The Key Biscayne finale drew a near-capacity crowd, and the atmosphere was electrifying at times. When Isner hit a forehand winner during a tense final game of the second set, he whirled his index finger as he looked around at the roaring crowd, coaxing the decibel level still higher.
Two points later, when Zverev won a wild exchange with both players at the net, he waved both arms toward the stands, inspiring another crescendo from the fans.
Isner’s serve allowed him to overcome inconsistent returning, a succession of botched volleys and shaky play at crunch time. He converted only two of 12 break-point chances and lost his final three service points in the tiebreaker.
But he gave Zverev only three break-point chances, and Isner’s serve was at its best down the stretch. He made 83 percent of his first serves in the final set.
Meanwhile, baseline errors by Zverev mounted.
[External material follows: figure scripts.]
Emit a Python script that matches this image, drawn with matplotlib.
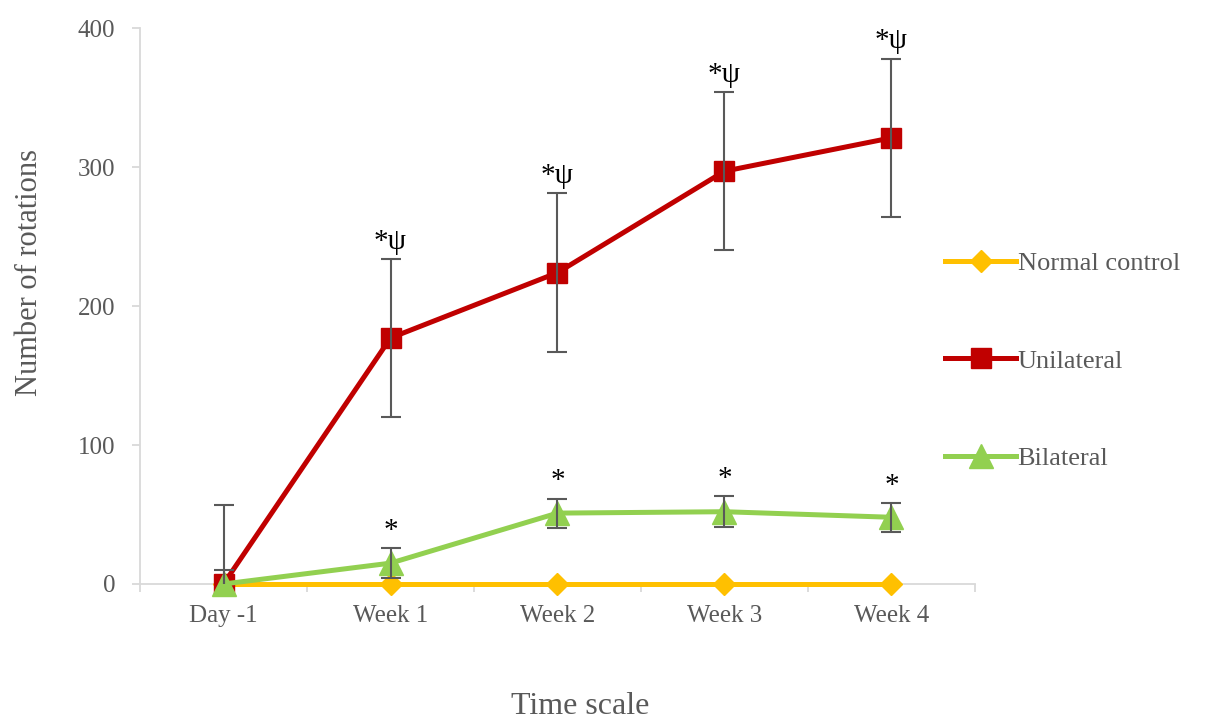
import numpy as np
import matplotlib
matplotlib.use('Agg')
import matplotlib.pyplot as plt

plt.rcParams['font.family'] = ['Liberation Serif', 'DejaVu Serif']

# data: rotation counts per group over time (mean +/- error)
time_points = ['Day -1', 'Week 1', 'Week 2', 'Week 3', 'Week 4']
normal_mean = [0, 0, 0, 0, 0]
uni_mean = [0, 177, 224, 297, 321]
uni_err = [57, 57, 57, 57, 57]
bi_mean = [0, 15, 51, 52, 48]
bi_err = [10, 11, 10.5, 11, 10.5]
uni_marks = ['', '*ψ', '*ψ', '*ψ', '*ψ']
bi_marks = ['', '*', '*', '*', '*']

grey_txt = '#595959'
axis_col = '#d9d9d9'

fig = plt.figure(figsize=(12.25, 7.26), dpi=100)
ax = fig.add_axes([0.1143, 0.1956, 0.6816, 0.7658])

x = np.arange(len(time_points))

ax.plot(x, normal_mean, color='#FFC000', lw=3.6, marker='D', ms=11,
        label='Normal control', zorder=3, clip_on=False)
ax.plot(x, uni_mean, color='#C00000', lw=3.6, marker='s', ms=15,
        label='Unilateral', zorder=3, clip_on=False)
ax.plot(x, bi_mean, color='#92D050', lw=3.6, marker='^', ms=17,
        label='Bilateral', zorder=4, clip_on=False)

# error bars on top of the markers
ax.errorbar(x, uni_mean, yerr=uni_err, fmt='none', ecolor=grey_txt,
            elinewidth=1.5, capsize=7, capthick=1.5, zorder=5)
ax.errorbar(x, bi_mean, yerr=bi_err, fmt='none', ecolor=grey_txt,
            elinewidth=1.5, capsize=7, capthick=1.5, zorder=5)

# significance marks above the bars
for xi, m, e, s in zip(x, uni_mean, uni_err, uni_marks):
    if s:
        ax.annotate(s, (xi, m + e), xytext=(0, 3), textcoords='offset points',
                    ha='center', va='bottom', fontsize=21, color='black')
for xi, m, e, s in zip(x, bi_mean, bi_err, bi_marks):
    if s:
        ax.annotate(s, (xi, m + e), xytext=(0, 3), textcoords='offset points',
                    ha='center', va='bottom', fontsize=21, color='black')

ax.set_xlim(-0.5, len(time_points) - 0.5)
ax.set_ylim(0, 400)
ax.set_yticks([0, 100, 200, 300, 400])

ax.set_xticks(x)
ax.set_xticklabels(time_points)
ax.set_xticks(np.arange(-0.5, len(time_points), 1), minor=True)
ax.tick_params(axis='x', which='major', length=0, pad=15, labelsize=18,
               labelcolor=grey_txt)
ax.tick_params(axis='x', which='minor', length=6, width=1.3, color=axis_col,
               direction='out')
ax.tick_params(axis='y', length=6, width=1.3, color=axis_col, pad=12,
               labelsize=18, labelcolor=grey_txt)

for side in ['top', 'right']:
    ax.spines[side].set_visible(False)
for side in ['left', 'bottom']:
    ax.spines[side].set_color(axis_col)
    ax.spines[side].set_linewidth(1.3)

fig.text(30 / 1225, 1 - 273 / 726, 'Number of rotations', rotation=90,
         ha='center', va='center', fontsize=22, color=grey_txt)
fig.text(580 / 1225, 1 - 706 / 726, 'Time scale', ha='center', va='center',
         fontsize=23, color=grey_txt)

leg = fig.legend(loc='center left', bbox_to_anchor=(0.752, 0.503),
                 frameon=False, fontsize=19, handlelength=2.7,
                 handletextpad=0.05, labelspacing=2.8)
for t in leg.get_texts():
    t.set_color(grey_txt)

fig.savefig('out.png', dpi=100)
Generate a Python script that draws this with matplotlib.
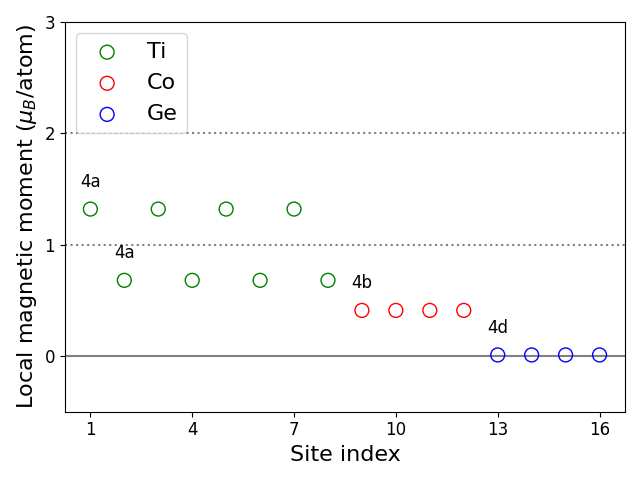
import numpy as np
import matplotlib
matplotlib.use('Agg')
import matplotlib.pyplot as plt

# site index and local moments
ti_sites = [1, 2, 3, 4, 5, 6, 7, 8]
ti_moment = [1.32, 0.68, 1.32, 0.68, 1.32, 0.68, 1.32, 0.68]
co_sites = [9, 10, 11, 12]
co_moment = [0.41, 0.41, 0.41, 0.41]
ge_sites = [13, 14, 15, 16]
ge_moment = [0.01, 0.01, 0.01, 0.01]

# wyckoff labels: (site, moment of that site, label)
wyckoff = [(1, 1.32, '4a'), (2, 0.68, '4a'), (9, 0.41, '4b'), (13, 0.01, '4d')]

fig, ax = plt.subplots(figsize=(6.4, 4.8), dpi=100)

ax.axhline(0, color='gray', lw=1.5, zorder=1)
ax.axhline(1, color='gray', ls=':', lw=1.5, zorder=1)
ax.axhline(2, color='gray', ls=':', lw=1.5, zorder=1)

ax.scatter(ti_sites, ti_moment, s=100, facecolors='none', edgecolors='green', label='Ti', zorder=3)
ax.scatter(co_sites, co_moment, s=100, facecolors='none', edgecolors='red', label='Co', zorder=3)
ax.scatter(ge_sites, ge_moment, s=100, facecolors='none', edgecolors='blue', label='Ge', zorder=3)

for x, y, lab in wyckoff:
    ax.text(x, y + 0.165, lab, fontsize=12, ha='center', va='bottom')

ax.set_xlim(0.25, 16.75)
ax.set_ylim(-0.5, 3)
ax.set_xticks([1, 4, 7, 10, 13, 16])
ax.set_yticks([0, 1, 2, 3])
ax.tick_params(labelsize=12)
ax.set_xlabel('Site index', fontsize=16)
ax.set_ylabel(r'Local magnetic moment ($\mu_B$/atom)', fontsize=16)
ax.legend(fontsize=16, loc='upper left')

plt.tight_layout()
plt.savefig('out.png')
“I think I missed more shots today than I did in the whole tournament,” the young German said. “I played bad from the baseline, but it’s not easy against John. You always feel the pressure that if you get broken, you might lose the set.”
Mindful of that small margin for error when he lost serve to fall behind 5-4 in the final set, Zverev let his frustration boil over. He slammed his racket to the concrete, picked it up and slammed it again, and then tossed it gently to the stands as a mangled souvenir.
When Isner sealed the victory four points later, he also tossed his racket — but in celebration. Then it was time to dance.